Paul Krugman Warns On Bitcoin, Tech Bubble, Iran And China In First Missive Of 2018

Do you know what you need on the first day of the new year?

Probably a couple of shots of bourbon to vanquish whatever’s left of your hangover from New Year’s Eve. But on top of that, you need a “healthy” dose of Paul Krugman, that’s what you need.

Everybody loves Krugman because he’s never wrong and nothing he says ever grates on anyone’s nerves. No one ever rolls their eyes when Paul is on TV and there is no sense in which it’s fair to say that people stopped taking him any semblance of serious years ago.

 

I’m just kidding. Krugman grates on pretty much everyone’s nerves although I’m not entirely sure why because he’s become so cartoonish that reading him is more entertainment than it is anything else.

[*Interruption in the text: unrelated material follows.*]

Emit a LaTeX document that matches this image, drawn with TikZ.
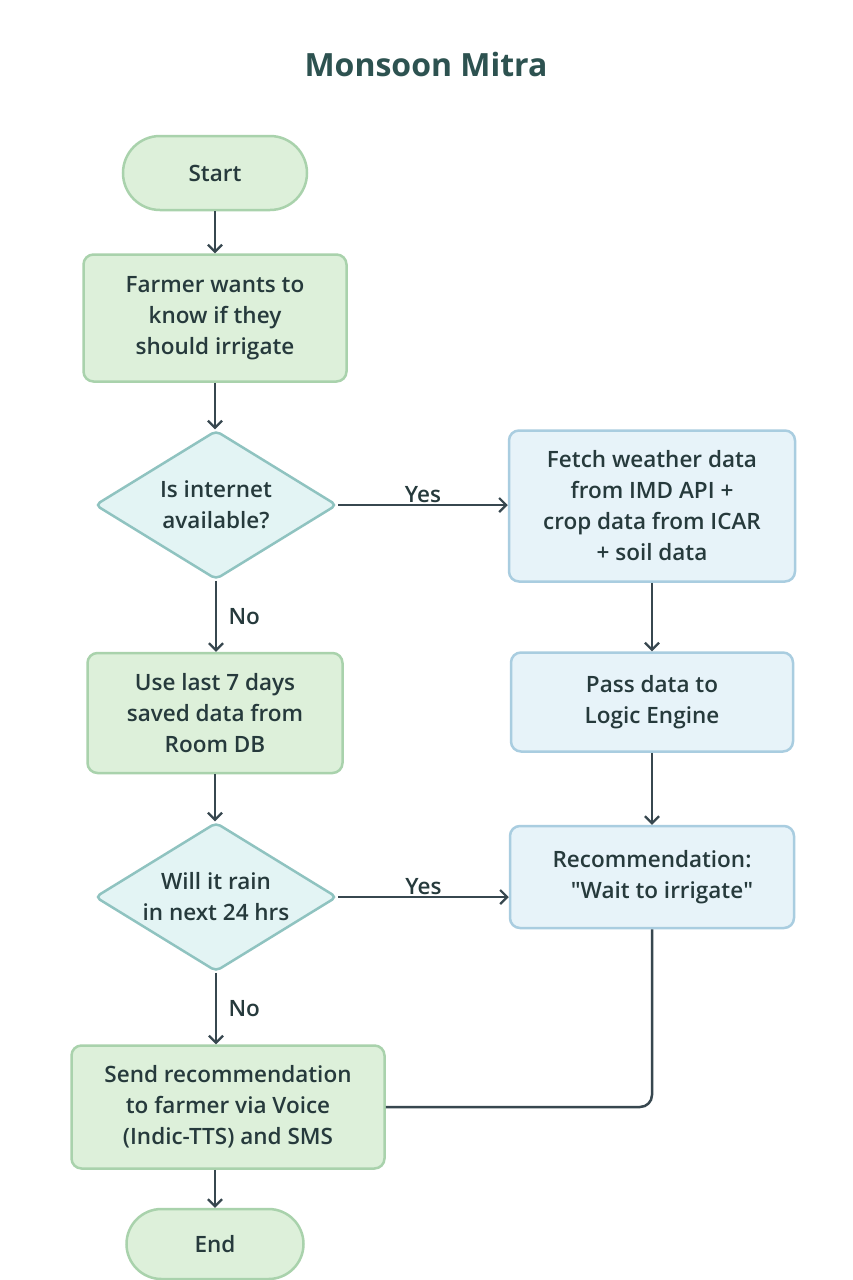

And you know what? You can say what you want about Krugman, but he’s a celebrity economist and achieving something that approximates celebrity status when your chosen profession is “economist” is a Herculean feat. So in that sense, you’ve got to tip your hat to this bearded fucker because, well, because you try becoming a pseudo-celebrity as an economist. It’s virtually impossible.

Well on New Year’s day, Paul is out with a pretty dire piece that also contains a reiteration of his Trump mea culpa.

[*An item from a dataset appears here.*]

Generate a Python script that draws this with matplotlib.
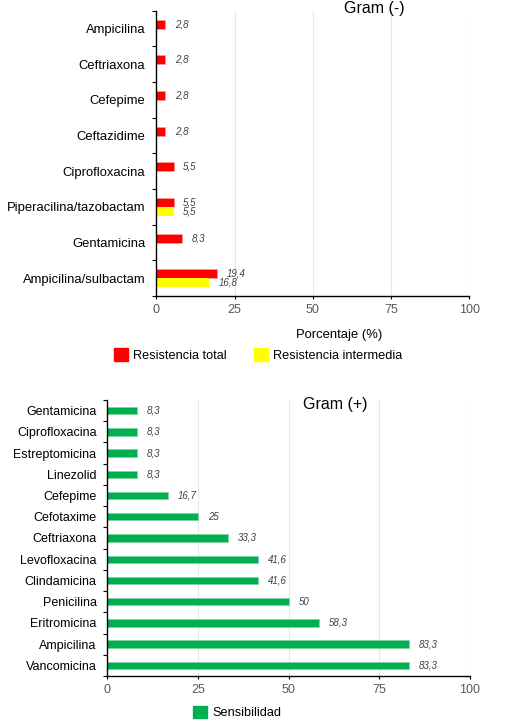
import matplotlib
matplotlib.use("Agg")
import matplotlib.pyplot as plt
from matplotlib.patches import Patch
import numpy as np

plt.rcParams['font.family'] = ['Liberation Sans', 'DejaVu Sans']

# Gram (-) data
neg_drugs = ['Ampicilina', 'Ceftriaxona', 'Cefepime', 'Ceftazidime', 'Ciprofloxacina',
             'Piperacilina/tazobactam', 'Gentamicina', 'Ampicilina/sulbactam']
neg_total = [2.8, 2.8, 2.8, 2.8, 5.5, 5.5, 8.3, 19.4]
neg_inter = [0, 0, 0, 0, 0, 5.5, 0, 16.8]

# Gram (+) data
pos_drugs = ['Gentamicina', 'Ciprofloxacina', 'Estreptomicina', 'Linezolid', 'Cefepime',
             'Cefotaxime', 'Ceftriaxona', 'Levofloxacina', 'Clindamicina', 'Penicilina',
             'Eritromicina', 'Ampicilina', 'Vancomicina']
pos_sens = [8.3, 8.3, 8.3, 8.3, 16.7, 25, 33.3, 41.6, 41.6, 50, 58.3, 83.3, 83.3]

xticks = [0, 25, 50, 75, 100]

RED = '#FF0000'
YELLOW = '#FFFF00'
GREEN = '#00B050'
W, H = 505, 727


def fmt(v):
    return f"{v:g}".replace('.', ',')


def style_axes(ax, n, label_pad):
    ax.set_xlim(0, 100)
    ax.set_ylim(n - 0.5, -0.5)
    ax.set_xticks(xticks)
    ax.set_yticks(np.arange(n))
    ax.set_yticks(np.arange(n + 1) - 0.5, minor=True)
    ax.tick_params(axis='y', which='major', length=0, pad=label_pad, labelsize=9.4, labelcolor='black')
    ax.tick_params(axis='y', which='minor', length=3, width=0.8, direction='out')
    ax.tick_params(axis='x', which='major', length=2.5, width=0.8, pad=3, labelsize=9, labelcolor='#595959')
    for s in ['top', 'right']:
        ax.spines[s].set_visible(False)
    for s in ['left', 'bottom']:
        ax.spines[s].set_linewidth(1.0)
    for x in xticks[1:]:
        ax.axvline(x, color='#E8E8E8', lw=0.8, zorder=0)


def add_value(ax, v, y):
    ax.annotate(fmt(v), (v, y), xytext=(7, 0), textcoords='offset points',
                ha='left', va='center', fontsize=7, style='italic', color='#404040')


fig = plt.figure(figsize=(W / 100, H / 100), dpi=100)

# top chart: Gram (-)
ax1 = fig.add_axes([156.3 / W, 1 - 296 / H, 313 / W, 285.3 / H])
n1 = len(neg_drugs)
y1 = np.arange(n1)
bh = 0.25
ax1.barh(y1 - bh / 2, neg_total, height=bh, color=RED, edgecolor='#FF9999', linewidth=0.5, zorder=2)
ax1.barh(y1 + bh / 2, neg_inter, height=bh, color=YELLOW, linewidth=0, zorder=2)
for i in range(n1):
    if neg_total[i] > 0:
        add_value(ax1, neg_total[i], y1[i] - bh / 2)
    if neg_inter[i] > 0:
        add_value(ax1, neg_inter[i], y1[i] + bh / 2)
style_axes(ax1, n1, 8)
ax1.set_yticklabels(neg_drugs)
ax1.set_xlabel('Porcentaje (%)', fontsize=9.4, labelpad=8)
ax1.xaxis.set_label_coords((339 - 156.3) / 313, -0.115)
fig.text(374 / W, 1 - 9 / H, 'Gram (-)', ha='center', va='center', fontsize=11.5)
fig.legend(handles=[Patch(color=RED), Patch(color=YELLOW)],
           labels=['Resistencia total', 'Resistencia intermedia'],
           loc='center', bbox_to_anchor=(258 / W, 1 - 355 / H), ncol=2, frameon=False,
           fontsize=9.2, handlelength=1.1, handleheight=1.1, handletextpad=0.4,
           columnspacing=2.1, borderpad=0, borderaxespad=0)

# bottom chart: Gram (+)
ax2 = fig.add_axes([107.3 / W, 1 - 676 / H, 362.7 / W, 276 / H])
n2 = len(pos_drugs)
y2 = np.arange(n2)
ax2.barh(y2, pos_sens, height=0.35, color=GREEN, edgecolor='#7FD4A0', linewidth=0.5, zorder=2)
for i in range(n2):
    add_value(ax2, pos_sens[i], y2[i])
style_axes(ax2, n2, 7.7)
ax2.set_yticklabels(pos_drugs)
ax2.tick_params(axis='y', which='major', labelsize=9)
fig.text(335 / W, 1 - 405 / H, 'Gram (+)', ha='center', va='center', fontsize=11.5)
fig.legend(handles=[Patch(color=GREEN)], labels=['Sensibilidad'],
           loc='center', bbox_to_anchor=(237.5 / W, 1 - 712.5 / H), frameon=False,
           fontsize=9.2, handlelength=1.1, handleheight=1.1, handletextpad=0.4,
           borderpad=0, borderaxespad=0)

fig.savefig('out.png', dpi=100)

“On election night 2016, I gave in temporarily to a temptation I warn others about: I let my political feelings distort my economic judgment,” he writes, adding that “what I should have clung to, despite my dismay, was the well-known proposition that in normal times the president has very little influence on macroeconomic developments — far less influence than the chair of the Federal Reserve.”

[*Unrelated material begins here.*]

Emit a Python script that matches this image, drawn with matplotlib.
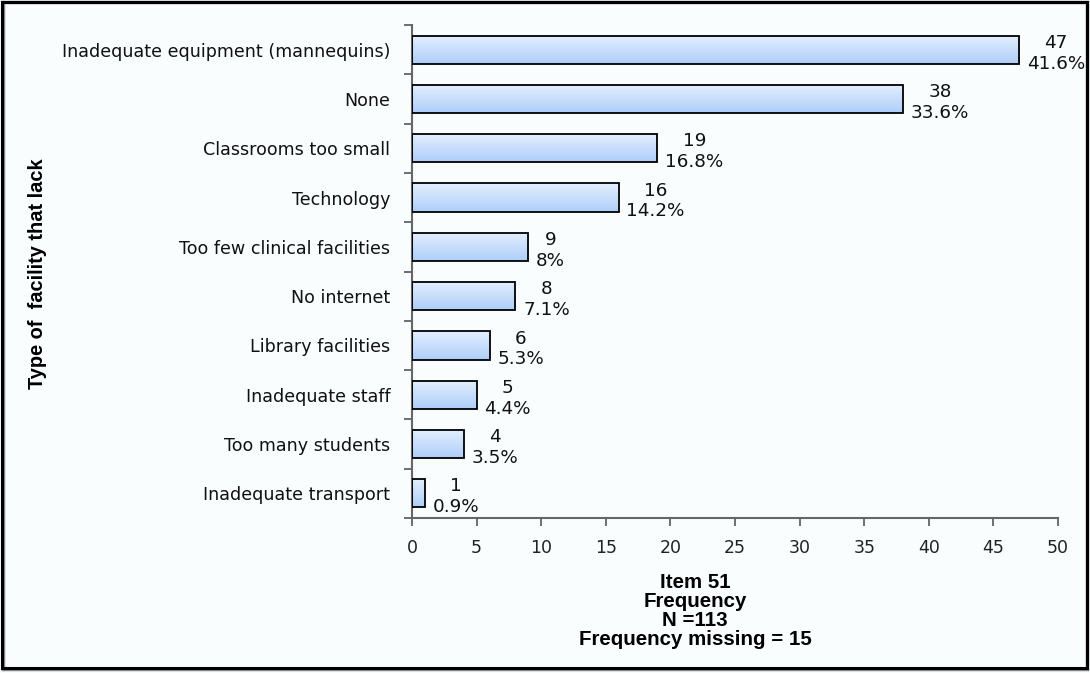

Right. Krugman goes on to remind you that the recent good economic fortunes of advanced economies are almost entirely attributable to central banks. He then warns that policymakers are out of options (sitting at the lower bound with bloated balance sheets) in a world where China is walking a tightrope, the Mideast is in turmoil, tech stocks are in a bubble, and cryptocurrencies are starting to look like they may pose more of a systemic risk than anyone thought. To wit:

But given that rates are already so low when things are pretty good, it will be hard for central bankers to mount an effective response if and when something not so good happens. What if something goes wrong in China, or a second Iranian revolution disrupts oil supplies, or it turns out that tech stocks really are in a 1999ish bubble? Or what if Bitcoin actually starts to have some systemic importance before everyone realizes it’s nonsense?

Yes, “what if?” Well, if one of those risks comes calling or if something flies in out of left field, Krugman notes that because central banks are effectively out of ammunition, “we’ll need an effective, coherent response from officials beyond the world of central banking.”

He then poses the following two questions:

How confident would you feel in the team of Donald Trump and Steve Mnuchin? How much leadership could a weakened Angela Merkel exert in a fragmented Europe?

Ironically, I’d wager most of Krugman’s detractors are thinking pretty much the same thing at this juncture.